– Вам пропишут что-нибудь, что поможет вам уснуть, – успокаивала меня Генриетта.
– Я не стану принимать этих снадобий. Еще старый Майерн предостерегал меня от них, – сопротивлялась я.
– Мы должны выслушать мнение докторов, – твердо сказала Генриетта и перестала меня уговаривать.
Наутро в Коломбе прибыли действительно лучшие врачи Франции: лейб-медик Людовика господин Валло, лейб-медик Филиппа господин Эспуа и лейб-медик Генриетты господин Жульен.
Я позволила им осмотреть себя, а потом лежала и ждала, пока они тихо беседовали в дальнем углу комнаты с Генриеттой.
Мне все это было безразлично, ибо я прожила трудную жизнь, а теперь состарилась и была готова умереть.
В конце концов господин Валло сказал мне:
– Ваше Величество больны, больны тяжело, но, слава Богу, не опасно. Вы почувствуете себя лучше, если сможете уснуть и избавиться от тех мыслей, что вас мучат. Поэтому, господин д'Акен, – обратился он к моему личному врачу, – я хотел бы добавить к тем лекарствам, что вы прописали больной, еще три грана…
«Три грана! – подумала я. – Это значит – опиума! Я никогда не принимала его и сейчас не стану». А вслух проговорила:
– Я не буду пить ваше снадобье.
– Ваше Величество, – отозвался господин Валло, – оно пойдет вам только на пользу. Вы сможете как следует выспаться.
– Теодор Майерн говорил, что я не должна принимать таких лекарств, – возразила я.
– Ваше Величество, его воззрения устарели. Нынешняя медицина заметно продвинулась вперед, – объясняли доктора.
Тут все стали меня уговаривать, включая и Генриетту.
– Милая матушка, вы просто обязаны принимать это лекарство. Вы почувствуете себя много лучше.
– Не обещаю, – ответила я, – но постараюсь уснуть и без него.
День прошел хорошо. Я некоторое время работала, много молилась и беседовала с друзьями. За ужином Генри развлекал нас различными скандальными историями из жизни французского двора. Я, как ни устала, не могла удержаться от смеха.
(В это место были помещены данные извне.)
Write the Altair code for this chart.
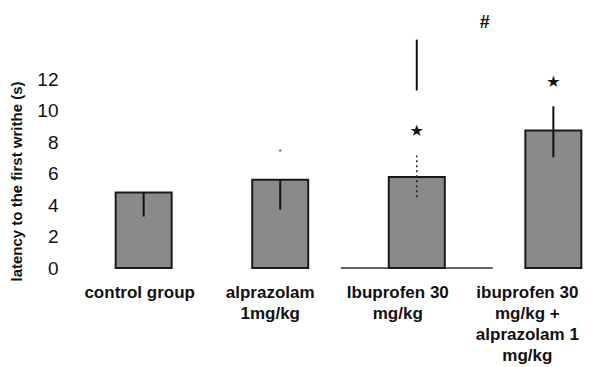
import altair as alt
import pandas as pd

categories = ["control group", "alprazolam|1mg/kg", "Ibuprofen 30|mg/kg",
              "ibuprofen 30|mg/kg +|alprazolam 1|mg/kg"]
means = [4.8, 5.6, 5.77, 8.73]
err_low = [3.27, 3.71, 4.5, 7.03]
err_high = [4.8, 5.6, 7.14, 10.27]
dashed = [False, False, True, False]

star_cats = [categories[2], categories[3]]
star_y = [8.69, 11.8]
hash_y = 15.54
line_y = [11.27, 14.5]
dot_y = 7.46

df = pd.DataFrame({"cat": categories, "mean": means, "lo": err_low, "hi": err_high,
                   "dashed": dashed})
stars = pd.DataFrame({"cat": star_cats, "y": star_y, "t": ["★", "★"]})
hashdf = pd.DataFrame({"cat": [categories[2]], "y": [hash_y], "t": ["#"]})
linedf = pd.DataFrame({"cat": [categories[2]], "y": [line_y[0]], "y2": [line_y[1]]})
dotdf = pd.DataFrame({"cat": [categories[1]], "y": [dot_y]})
basedf = pd.DataFrame({"cat": [categories[2]], "y": [0]})

label_offset = {
    "condition": [
        {"test": "datum.index < 0.1", "value": -4},
        {"test": "datum.index < 0.5", "value": -10},
        {"test": "datum.index < 0.8", "value": -19},
    ],
    "value": -26,
}

xenc = alt.X("cat:N", sort=categories, title=None,
             scale=alt.Scale(paddingInner=0.59, paddingOuter=0.1),
             axis=alt.Axis(labelExpr="split(datum.label, '|')", labelAngle=0,
                           labelAlign="center", labelOffset=label_offset,
                           labelFontSize=17, labelFont="Liberation Sans",
                           labelFontWeight="bold", labelColor="#111",
                           labelLineHeight=21, labelPadding=16, labelLimit=300,
                           domain=False, ticks=False, grid=False,
                           labelBaseline="top"))
yscale = alt.Scale(domain=[0, 16], nice=False)

bars = alt.Chart(df).mark_bar(fill="#8a8a8a", stroke="#1a1a1a", strokeWidth=2).encode(
    x=xenc,
    y=alt.Y("mean:Q", scale=yscale,
            title="latency to the first writhe (s)",
            axis=alt.Axis(values=[0, 2, 4, 6, 8, 10, 12], grid=False, domain=False,
                          ticks=False, labelFontSize=19, labelFont="Liberation Sans",
                          labelColor="#111", labelPadding=44,
                          titleFontSize=15, titleFont="Liberation Sans",
                          titleFontWeight="bold", titleColor="#111",
                          titleX=-86, titleY=165, titleAngle=-90,
                          titleAlign="center", titleBaseline="middle")),
)

err_solid = alt.Chart(df[~df["dashed"]]).mark_rule(color="#111", strokeWidth=2).encode(
    x=alt.X("cat:N", sort=categories), y=alt.Y("lo:Q", scale=yscale), y2="hi:Q")
err_dash = alt.Chart(df[df["dashed"]]).mark_rule(color="#222", strokeWidth=1.5,
                                                 strokeDash=[2, 3]).encode(
    x=alt.X("cat:N", sort=categories), y=alt.Y("lo:Q", scale=yscale), y2="hi:Q")

vline = alt.Chart(linedf).mark_rule(color="#111", strokeWidth=2).encode(
    x=alt.X("cat:N", sort=categories), y=alt.Y("y:Q", scale=yscale), y2="y2:Q")

dot = alt.Chart(dotdf).mark_point(filled=True, color="#444", size=6).encode(
    x=alt.X("cat:N", sort=categories), y=alt.Y("y:Q", scale=yscale))

star_txt = alt.Chart(stars).mark_text(fontSize=16, color="#111", font="DejaVu Sans",
                                      baseline="middle").encode(
    x=alt.X("cat:N", sort=categories), y=alt.Y("y:Q", scale=yscale), text="t:N")

hash_txt = alt.Chart(hashdf).mark_text(fontSize=18, fontWeight="bold", color="#111",
                                       font="Liberation Sans", baseline="middle",
                                       dx=68).encode(
    x=alt.X("cat:N", sort=categories), y=alt.Y("y:Q", scale=yscale), text="t:N")

base = alt.Chart(basedf).mark_tick(orient="horizontal", size=152, thickness=2,
                                   color="#222").encode(
    x=alt.X("cat:N", sort=categories), y=alt.Y("y:Q", scale=yscale))

chart = alt.layer(base, bars, err_solid, err_dash, vline, dot, star_txt, hash_txt).properties(
    width=493, height=252,
    background="white",
    autosize=alt.AutoSizeParams(type="none"),
    padding={"left": 94, "top": 8, "right": 8, "bottom": 100},
).configure_view(stroke=None)

chart.save("out.html", embed_options={"renderer": "svg", "actions": False})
В обычный час я приготовилась лечь в постель, но почувствовала, что мне вновь не уснуть. Нынче вечером я очень много размышляла. Явственнее, чем когда-либо, передо мной вставало мое прошлое. Оно обступало меня со всех сторон и лишало покоя. Я вспоминала свой приезд в Англию, наши ссоры с Карлом… Какой глупой девочкой была я тогда! Вспомнила я и ту огромную радость, что мы доставляли друг другу потом… Но ах, как же быстро начались наши несчастья! Мне было очень нелегко. Что-то подсказывало мне, что все могло обернуться иначе, будь у Карла другая жена. В какой мере была я повинна в этом ужасном убийстве в Уайтхолле?
А после этого? Жила ли я для других? Я отвернулась от моего сына Генри, и он умер, так и не примирившись со мной. Не стали мы добрыми друзьями и с Мэри. Я часто не ладила также с Джеймсом, и если не ссорилась с Карлом, то только потому, что он по натуре не был склонен к ссорам.
Я не могла избавиться от нахлынувших на меня сомнений. Раньше я скорее сердцем, чем умом, была убеждена в своей правоте, теперь же я со страхом допускала, что не раз совершала роковые ошибки.
Все эти мысли гложут меня, лишают сна. Я боюсь. В последнее время давно минувшие события предстают передо мной с пугающей ясностью, и меня не покидает гнетущее чувство вины. Я была так уверена, что заслужу вечное спасение… я так сильно любила мужа… так любила детей… Но что я сделала с ними?
Я должна уснуть. Я позову одну из своих придворных дам и скажу ей, что согласна принять снадобье господина Валло, потому что хочу уснуть. Я не могу выдержать это тяжкое бремя вины. Я приму те три грана… и усну…
Вот сейчас я отложу перо и позову придворную даму…
ЭПИЛОГ
В тот августовский вечер 1669 года Генриетта-Мария послала одну из своих придворных дам к господину д'Акену сказать ему, что, так как она не может уснуть, она хотела бы выпить лекарство, прописанное ей врачами, и оно было принесено ей, растворенное в яичном белке.
Выпив лекарство, Генриетта-Мария быстро и крепко заснула.
Когда же на следующее утро к ней вошли, чтобы узнать, как ей спалось, Генриетта-Мария была мертва.